*Exercise directions*
Your task is to give the listing below back word for word, pictures excluded.

## Start Data section

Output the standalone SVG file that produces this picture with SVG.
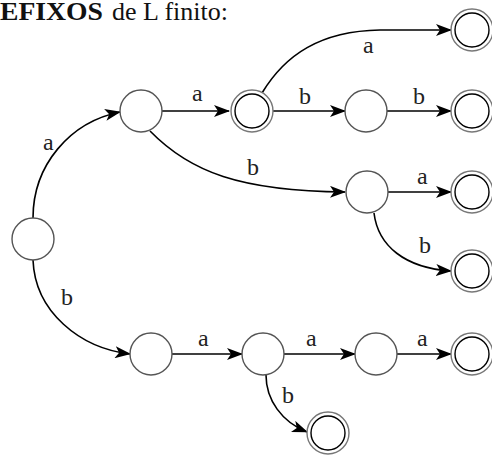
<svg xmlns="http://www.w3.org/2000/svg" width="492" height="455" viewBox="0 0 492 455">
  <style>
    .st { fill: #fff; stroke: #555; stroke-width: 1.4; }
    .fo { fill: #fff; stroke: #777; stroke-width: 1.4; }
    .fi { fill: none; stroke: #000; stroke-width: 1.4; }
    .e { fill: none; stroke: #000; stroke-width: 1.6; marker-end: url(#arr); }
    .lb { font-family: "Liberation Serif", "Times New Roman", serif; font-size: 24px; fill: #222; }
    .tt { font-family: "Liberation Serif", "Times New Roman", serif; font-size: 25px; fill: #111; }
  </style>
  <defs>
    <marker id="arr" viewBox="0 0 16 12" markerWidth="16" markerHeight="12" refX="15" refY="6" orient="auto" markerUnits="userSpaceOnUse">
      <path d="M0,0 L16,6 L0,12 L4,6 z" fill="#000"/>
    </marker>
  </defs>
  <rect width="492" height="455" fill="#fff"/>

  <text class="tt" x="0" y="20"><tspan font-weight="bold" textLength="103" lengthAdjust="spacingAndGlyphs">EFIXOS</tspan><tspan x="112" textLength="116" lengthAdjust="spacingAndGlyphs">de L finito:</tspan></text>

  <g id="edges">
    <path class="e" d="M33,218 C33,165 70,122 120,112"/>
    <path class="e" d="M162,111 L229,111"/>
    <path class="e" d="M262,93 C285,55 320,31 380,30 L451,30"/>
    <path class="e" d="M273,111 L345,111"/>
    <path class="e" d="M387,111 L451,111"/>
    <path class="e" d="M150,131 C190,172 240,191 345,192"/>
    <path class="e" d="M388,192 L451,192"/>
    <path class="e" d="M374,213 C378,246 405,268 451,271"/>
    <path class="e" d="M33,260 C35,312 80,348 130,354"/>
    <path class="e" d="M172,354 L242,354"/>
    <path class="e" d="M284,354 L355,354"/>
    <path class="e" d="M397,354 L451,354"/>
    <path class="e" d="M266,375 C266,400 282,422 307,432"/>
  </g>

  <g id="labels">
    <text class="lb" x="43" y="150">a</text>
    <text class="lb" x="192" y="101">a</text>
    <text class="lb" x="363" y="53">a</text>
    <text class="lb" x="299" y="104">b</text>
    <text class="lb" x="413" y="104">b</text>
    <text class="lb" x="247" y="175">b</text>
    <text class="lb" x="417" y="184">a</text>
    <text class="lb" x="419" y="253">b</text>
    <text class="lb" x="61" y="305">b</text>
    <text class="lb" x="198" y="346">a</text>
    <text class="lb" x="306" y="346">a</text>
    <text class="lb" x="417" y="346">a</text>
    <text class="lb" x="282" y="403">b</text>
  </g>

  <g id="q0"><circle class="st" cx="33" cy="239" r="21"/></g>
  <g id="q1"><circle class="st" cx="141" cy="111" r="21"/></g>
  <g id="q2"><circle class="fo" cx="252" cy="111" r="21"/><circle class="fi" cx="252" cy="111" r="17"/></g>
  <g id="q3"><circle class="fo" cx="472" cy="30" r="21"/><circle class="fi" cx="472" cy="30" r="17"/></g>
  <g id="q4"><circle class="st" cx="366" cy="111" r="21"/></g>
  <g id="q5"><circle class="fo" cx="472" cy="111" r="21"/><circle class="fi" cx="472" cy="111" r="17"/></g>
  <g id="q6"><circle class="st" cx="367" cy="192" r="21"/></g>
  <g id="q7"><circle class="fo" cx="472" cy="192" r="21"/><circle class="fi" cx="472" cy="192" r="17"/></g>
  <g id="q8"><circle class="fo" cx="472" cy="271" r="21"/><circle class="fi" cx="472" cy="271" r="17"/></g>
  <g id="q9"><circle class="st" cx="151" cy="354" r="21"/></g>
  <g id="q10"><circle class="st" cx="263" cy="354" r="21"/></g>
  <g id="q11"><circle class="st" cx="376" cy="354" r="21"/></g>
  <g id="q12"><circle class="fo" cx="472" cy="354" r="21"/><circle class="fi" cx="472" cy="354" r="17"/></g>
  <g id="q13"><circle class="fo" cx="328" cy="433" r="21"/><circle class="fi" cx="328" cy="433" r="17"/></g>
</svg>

## End Data section

*Solution below*
Output the standalone SVG file that produces this picture with SVG.
<svg xmlns="http://www.w3.org/2000/svg" width="492" height="455" viewBox="0 0 492 455">
  <style>
    .st { fill: #fff; stroke: #555; stroke-width: 1.4; }
    .fo { fill: #fff; stroke: #777; stroke-width: 1.4; }
    .fi { fill: none; stroke: #000; stroke-width: 1.4; }
    .e { fill: none; stroke: #000; stroke-width: 1.6; marker-end: url(#arr); }
    .lb { font-family: "Liberation Serif", "Times New Roman", serif; font-size: 24px; fill: #222; }
    .tt { font-family: "Liberation Serif", "Times New Roman", serif; font-size: 25px; fill: #111; }
  </style>
  <defs>
    <marker id="arr" viewBox="0 0 16 12" markerWidth="16" markerHeight="12" refX="15" refY="6" orient="auto" markerUnits="userSpaceOnUse">
      <path d="M0,0 L16,6 L0,12 L4,6 z" fill="#000"/>
    </marker>
  </defs>
  <rect width="492" height="455" fill="#fff"/>

  <text class="tt" x="0" y="20"><tspan font-weight="bold" textLength="103" lengthAdjust="spacingAndGlyphs">EFIXOS</tspan><tspan x="112" textLength="116" lengthAdjust="spacingAndGlyphs">de L finito:</tspan></text>

  <g id="edges">
    <path class="e" d="M33,218 C33,165 70,122 120,112"/>
    <path class="e" d="M162,111 L229,111"/>
    <path class="e" d="M262,93 C285,55 320,31 380,30 L451,30"/>
    <path class="e" d="M273,111 L345,111"/>
    <path class="e" d="M387,111 L451,111"/>
    <path class="e" d="M150,131 C190,172 240,191 345,192"/>
    <path class="e" d="M388,192 L451,192"/>
    <path class="e" d="M374,213 C378,246 405,268 451,271"/>
    <path class="e" d="M33,260 C35,312 80,348 130,354"/>
    <path class="e" d="M172,354 L242,354"/>
    <path class="e" d="M284,354 L355,354"/>
    <path class="e" d="M397,354 L451,354"/>
    <path class="e" d="M266,375 C266,400 282,422 307,432"/>
  </g>

  <g id="labels">
    <text class="lb" x="43" y="150">a</text>
    <text class="lb" x="192" y="101">a</text>
    <text class="lb" x="363" y="53">a</text>
    <text class="lb" x="299" y="104">b</text>
    <text class="lb" x="413" y="104">b</text>
    <text class="lb" x="247" y="175">b</text>
    <text class="lb" x="417" y="184">a</text>
    <text class="lb" x="419" y="253">b</text>
    <text class="lb" x="61" y="305">b</text>
    <text class="lb" x="198" y="346">a</text>
    <text class="lb" x="306" y="346">a</text>
    <text class="lb" x="417" y="346">a</text>
    <text class="lb" x="282" y="403">b</text>
  </g>

  <g id="q0"><circle class="st" cx="33" cy="239" r="21"/></g>
  <g id="q1"><circle class="st" cx="141" cy="111" r="21"/></g>
  <g id="q2"><circle class="fo" cx="252" cy="111" r="21"/><circle class="fi" cx="252" cy="111" r="17"/></g>
  <g id="q3"><circle class="fo" cx="472" cy="30" r="21"/><circle class="fi" cx="472" cy="30" r="17"/></g>
  <g id="q4"><circle class="st" cx="366" cy="111" r="21"/></g>
  <g id="q5"><circle class="fo" cx="472" cy="111" r="21"/><circle class="fi" cx="472" cy="111" r="17"/></g>
  <g id="q6"><circle class="st" cx="367" cy="192" r="21"/></g>
  <g id="q7"><circle class="fo" cx="472" cy="192" r="21"/><circle class="fi" cx="472" cy="192" r="17"/></g>
  <g id="q8"><circle class="fo" cx="472" cy="271" r="21"/><circle class="fi" cx="472" cy="271" r="17"/></g>
  <g id="q9"><circle class="st" cx="151" cy="354" r="21"/></g>
  <g id="q10"><circle class="st" cx="263" cy="354" r="21"/></g>
  <g id="q11"><circle class="st" cx="376" cy="354" r="21"/></g>
  <g id="q12"><circle class="fo" cx="472" cy="354" r="21"/><circle class="fi" cx="472" cy="354" r="17"/></g>
  <g id="q13"><circle class="fo" cx="328" cy="433" r="21"/><circle class="fi" cx="328" cy="433" r="17"/></g>
</svg>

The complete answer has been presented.